The Exorcist (winner)
The Last Detail
The Paper Chase
There are some really interesting choices for Best Adapted Screenplay for 1973, and a couple that I’d consider seriously as winners in this and other years. Still, as always, there’s some room for improvement. It wouldn’t be me if I didn’t mention a few that aren’t typically Oscar contenders, so we’ll start with The Legend of Hell House which is great until it trips at the end and Soylent Green which excels specifically in its ending. Don’t Look Now would have been an interesting choice, and arguably a classier horror-ish entry than winner The Exorcist.

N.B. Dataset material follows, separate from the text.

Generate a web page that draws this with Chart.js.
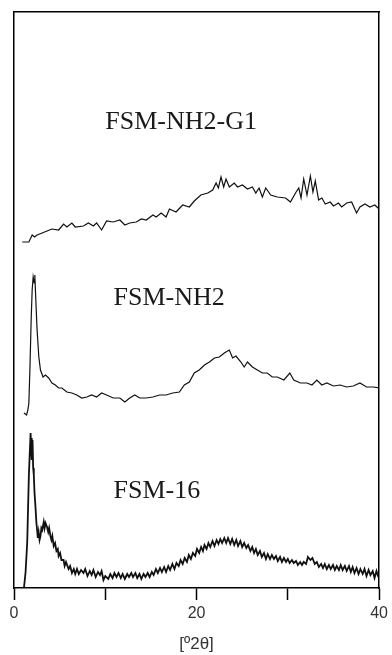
<!DOCTYPE html>
<html>
<head>
<meta charset="utf-8">
<script src="https://cdn.jsdelivr.net/npm/chart.js@4"></script>
<style>
  html, body { margin: 0; padding: 0; background: #fff; }
  #wrap { width: 392px; height: 655px; position: relative; }
</style>
</head>
<body>
<div id="wrap"><canvas id="xrdChart"></canvas></div>
<script>
// x in degrees 2theta, y in stacked intensity units (a.u.)
const g1X = [0.90,1.63,1.99,2.25,2.53,3.08,3.62,4.16,4.89,5.43,5.79,6.34,6.71,7.61,8.15,8.70,9.05,9.60,10.14,10.87,11.60,12.14,12.68,13.40,13.95,14.49,15.22,15.58,16.12,16.66,17.03,17.75,18.48,19.21,19.75,20.47,21.23,21.77,22.14,22.39,22.68,22.97,23.23,23.59,24.13,24.49,25.03,25.58,26.12,26.49,26.85,27.21,27.58,28.12,28.84,29.75,30.29,30.84,31.20,31.45,31.74,32.10,32.47,32.75,33.01,33.37,33.73,34.10,34.64,35.00,35.54,35.90,36.45,36.99,37.53,37.90,38.45,38.99,39.53,40.00];
const g1Y = [346,346,353,351,353,355,357,359,358,364,361,365,361,362,365,362,365,358,367,366,368,363,365,366,369,368,373,371,375,371,379,376,383,381,387,393,395,398,405,400,411,401,409,401,405,401,403,399,401,395,400,391,400,393,391,390,386,395,400,390,409,393,412,396,407,388,390,384,386,382,385,381,385,386,375,381,384,381,383,379];

const nh2X = [1.09,1.38,1.52,1.63,1.74,1.88,1.99,2.10,2.21,2.28,2.39,2.53,2.72,2.90,3.18,3.45,3.80,4.16,4.53,4.89,5.25,5.79,6.34,6.88,7.42,7.97,8.51,9.05,9.60,10.14,10.87,11.60,12.14,12.68,13.23,13.77,14.49,15.22,15.95,16.66,17.39,18.12,18.66,19.21,19.75,20.29,20.87,21.41,21.96,22.50,23.04,23.59,23.95,24.32,24.86,25.22,25.58,26.12,26.66,27.21,27.75,28.29,28.84,29.57,30.22,30.65,31.38,32.10,32.64,33.18,33.73,34.27,35.00,35.73,36.45,37.17,37.90,38.62,39.35,40.00];
const nh2Y = [175,173,178,185,218,268,298,311,305,313,288,258,231,218,211,213,210,205,203,200,200,196,195,193,190,191,193,191,195,193,190,190,186,190,193,190,190,191,193,193,195,196,203,206,215,218,223,226,230,231,235,238,230,232,226,221,226,221,218,215,215,211,211,208,215,208,205,205,203,208,203,205,202,203,201,202,205,201,201,200];

const f16X = [1.09,1.27,1.45,1.63,1.75,1.82,1.88,1.92,1.97,2.03,2.10,2.17,2.25,2.36,2.45,2.53,2.61,2.70,2.80,2.90,3.00,3.10,3.26,3.35,3.45,3.62,3.75,3.85,3.99,4.10,4.20,4.35,4.50,4.65,4.80,4.89,5.05,5.20,5.43,5.55,5.70,5.98,6.15,6.35,6.55,6.71,6.90,7.10,7.35,7.61,7.80,8.05,8.30,8.51,8.70,8.95,9.20,9.42,9.60,9.80,10.00,10.33,10.55,10.80,11.00,11.23,11.45,11.70,11.90,12.14,12.40,12.60,12.85,13.04,13.30,13.50,13.75,13.95,14.20,14.40,14.65,14.86,15.10,15.30,15.55,15.76,16.00,16.20,16.45,16.66,16.90,17.10,17.35,17.58,17.80,18.05,18.25,18.48,18.70,18.95,19.15,19.38,19.60,19.85,20.05,20.29,20.50,20.70,20.87,21.10,21.30,21.50,21.75,21.96,22.20,22.40,22.60,22.80,23.04,23.25,23.45,23.70,23.90,24.13,24.35,24.55,24.80,25.00,25.22,25.45,25.65,25.90,26.10,26.30,26.50,26.70,26.95,27.15,27.39,27.60,27.80,28.05,28.25,28.48,28.70,28.90,29.15,29.35,29.57,29.80,30.00,30.20,30.45,30.65,30.90,31.10,31.35,31.55,31.74,32.00,32.20,32.47,32.70,32.95,33.18,33.40,33.65,33.85,34.05,34.27,34.50,34.70,34.95,35.15,35.36,35.60,35.80,36.00,36.25,36.45,36.70,36.90,37.10,37.30,37.53,37.75,37.95,38.20,38.40,38.62,38.85,39.05,39.30,39.50,39.71,39.85,40.00];
const f16Y = [0,16,46,113,140,155,138,150,128,148,120,113,95,80,66,58,50,56,48,52,60,58,66,60,65,61,56,60,52,48,52,42,45,37,39,32,35,28,28,22,26,19,22,15,19,14,19,14,18,15,19,12,17,13,18,11,16,13,17,8,12,9,14,10,15,11,15,10,14,9,14,11,15,11,15,10,14,9,14,11,15,11,16,13,19,15,20,16,21,16,22,18,24,19,25,22,28,24,30,26,33,29,35,32,39,35,41,37,43,39,45,41,47,42,48,44,49,45,50,45,50,44,49,43,48,42,47,41,45,40,43,37,41,35,39,33,37,31,35,29,34,29,33,29,32,27,31,26,30,26,29,25,28,25,27,23,26,23,26,24,31,28,30,24,26,21,24,20,24,19,23,19,23,18,22,18,23,18,22,17,22,16,21,15,20,14,19,14,19,12,18,13,17,10,17,13,16];

const seriesNames = ['FSM-NH2-G1', 'FSM-NH2', 'FSM-16'];
const xTicks = [0, 10, 20, 30, 40];
const xTickLabels = ['0', '', '20', '', '40'];

const toPoints = (xs, ys) => xs.map((x, i) => ({ x, y: ys[i] }));

// where each sample name sits, in data units
const nameAnchors = [[10.0, 466], [10.9, 290], [10.9, 97]];

const seriesNamePlugin = {
  id: 'seriesNames',
  afterDatasetsDraw(chart) {
    const { ctx, scales: { x, y } } = chart;
    ctx.save();
    ctx.font = '26px "Liberation Serif", "Times New Roman", serif';
    ctx.fillStyle = '#1a1a1a';
    ctx.textAlign = 'left';
    ctx.textBaseline = 'middle';
    seriesNames.forEach((name, i) => {
      ctx.fillText(name, x.getPixelForValue(nameAnchors[i][0]), y.getPixelForValue(nameAnchors[i][1]));
    });
    ctx.restore();
  }
};

const frameAxis = (position, axis) => ({
  type: 'linear',
  position,
  axis,
  display: true,
  ticks: { display: false },
  grid: { display: false, drawTicks: false },
  border: { display: true, color: '#000', width: 1.5 },
  afterFit: s => { if (axis === 'y') s.width = 0; else s.height = 0; }
});

new Chart(document.getElementById('xrdChart'), {
  type: 'scatter',
  data: {
    datasets: [
      { label: seriesNames[0], data: toPoints(g1X, g1Y), borderWidth: 1.2 },
      { label: seriesNames[1], data: toPoints(nh2X, nh2Y), borderWidth: 1.2 },
      { label: seriesNames[2], data: toPoints(f16X, f16Y), borderWidth: 1.8 }
    ].map(d => ({ ...d, showLine: true, borderColor: '#111', pointRadius: 0, tension: 0, fill: false }))
  },
  options: {
    responsive: true,
    maintainAspectRatio: false,
    animation: false,
    layout: { padding: { left: 14, right: 10, top: 12, bottom: 0 } },
    plugins: { legend: { display: false }, tooltip: { enabled: false } },
    scales: {
      x: {
        type: 'linear',
        position: 'bottom',
        min: 0,
        max: 40,
        afterBuildTicks: s => { s.ticks = xTicks.map(v => ({ value: v })); },
        afterFit: s => { s.height = 67; },
        ticks: {
          autoSkip: false,
          maxRotation: 0,
          padding: 4,
          color: '#333',
          font: { family: '"Liberation Sans", Arial, sans-serif', size: 16 },
          callback: (v) => xTickLabels[xTicks.indexOf(v)]
        },
        grid: { display: true, drawOnChartArea: false, drawTicks: true, tickLength: 12, tickColor: '#000', tickWidth: 1.5 },
        border: { display: true, color: '#000', width: 1.5 },
        title: {
          display: true,
          text: '[º2θ]',
          color: '#333',
          padding: { top: 0, bottom: 0 },
          font: { family: '"Liberation Sans", Arial, sans-serif', size: 17 }
        }
      },
      y: { ...frameAxis('left', 'y'), min: 0, max: 576 },
      y2: frameAxis('right', 'y'),
      x2: frameAxis('top', 'x')
    }
  },
  plugins: [seriesNamePlugin]
});
</script>
</body>
</html>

I’d seriously consider The Long Goodbye as an entrant here, and one that I might want to have on the block. The biggest miss, though, is Papillon which should be here ahead of at least two of the nominated films.
Weeding through the Nominees
5. As I look back on these five films, I think I liked The Paper Chase as much as I did for nostalgia reasons more than anything else. There was a television show based on the movie and my mother loved it. I also like John Houseman a lot, and he’s great in the film. But there’s not a lot to the screenplay that really recommends the film from what I remember. That’s a problem when that’s the category I’m looking at. I don’t know that this is a film I want to watch again, mainly because it contains characters who I generally didn’t like much and don’t want to spend time with a second time.
4. I also reviewed The Last Detail favorably, but I commented that it’s not a film I feel the need to see a second time. Oh, it’s a fine movie to be sure, and well acted, but two of the three characters—the two that I’m supposed to find interesting and compelling—are the two I don’t really like It’s only the voice of reason in the person of Otis Young’s Mulhall who I find really interesting and worth spending time around. It’s a fine movie, but again, I don’t love this nomination for this category.
3. This leaves me with a quandary. I feel like there are two films that belong in third and nothing in second place. I’m going to stick Serpico here strictly because the strongest part of the film is Al Pacino’s performance. This comes from a time when he was slowly building up to his trademark histrionics but hadn’t quite achieved the “it’s over 9000” level of them. Serpico is worth seeing for Pacino. The screenplay itself is good and compelling because it’s based on a true story. If it weren’t based on a true story, though, it would feel very much like a Hollywood fable.
2. Paper Moon has some of the same problems as Serpico. The best part of the film is the interaction of the characters, not the screenplay itself. In fact, the screenplay in many parts comes across as something we’ve seen before. There’s really only one place for the story to go, and it goes there. That it manages to stay compelling despite this and despite its episodic feel (it is a movie of three literal acts), but it does so specifically because of the characters and because of the performances in those roles. It’s good, but I’m not convinced it’s great.
1. The Exorcist was a daring choice for the Academy because of the nature of the film, but it was also clearly the right choice. Horror movies don’t generally get a lot of play come Oscar time, but The Exorcist needed to be nominated and needed to win. This is one of those rare occasions where the Academy managed to look into the future and pick the film that would carry the most influence into the future. A good pick, and the right pick. Well done, Academy.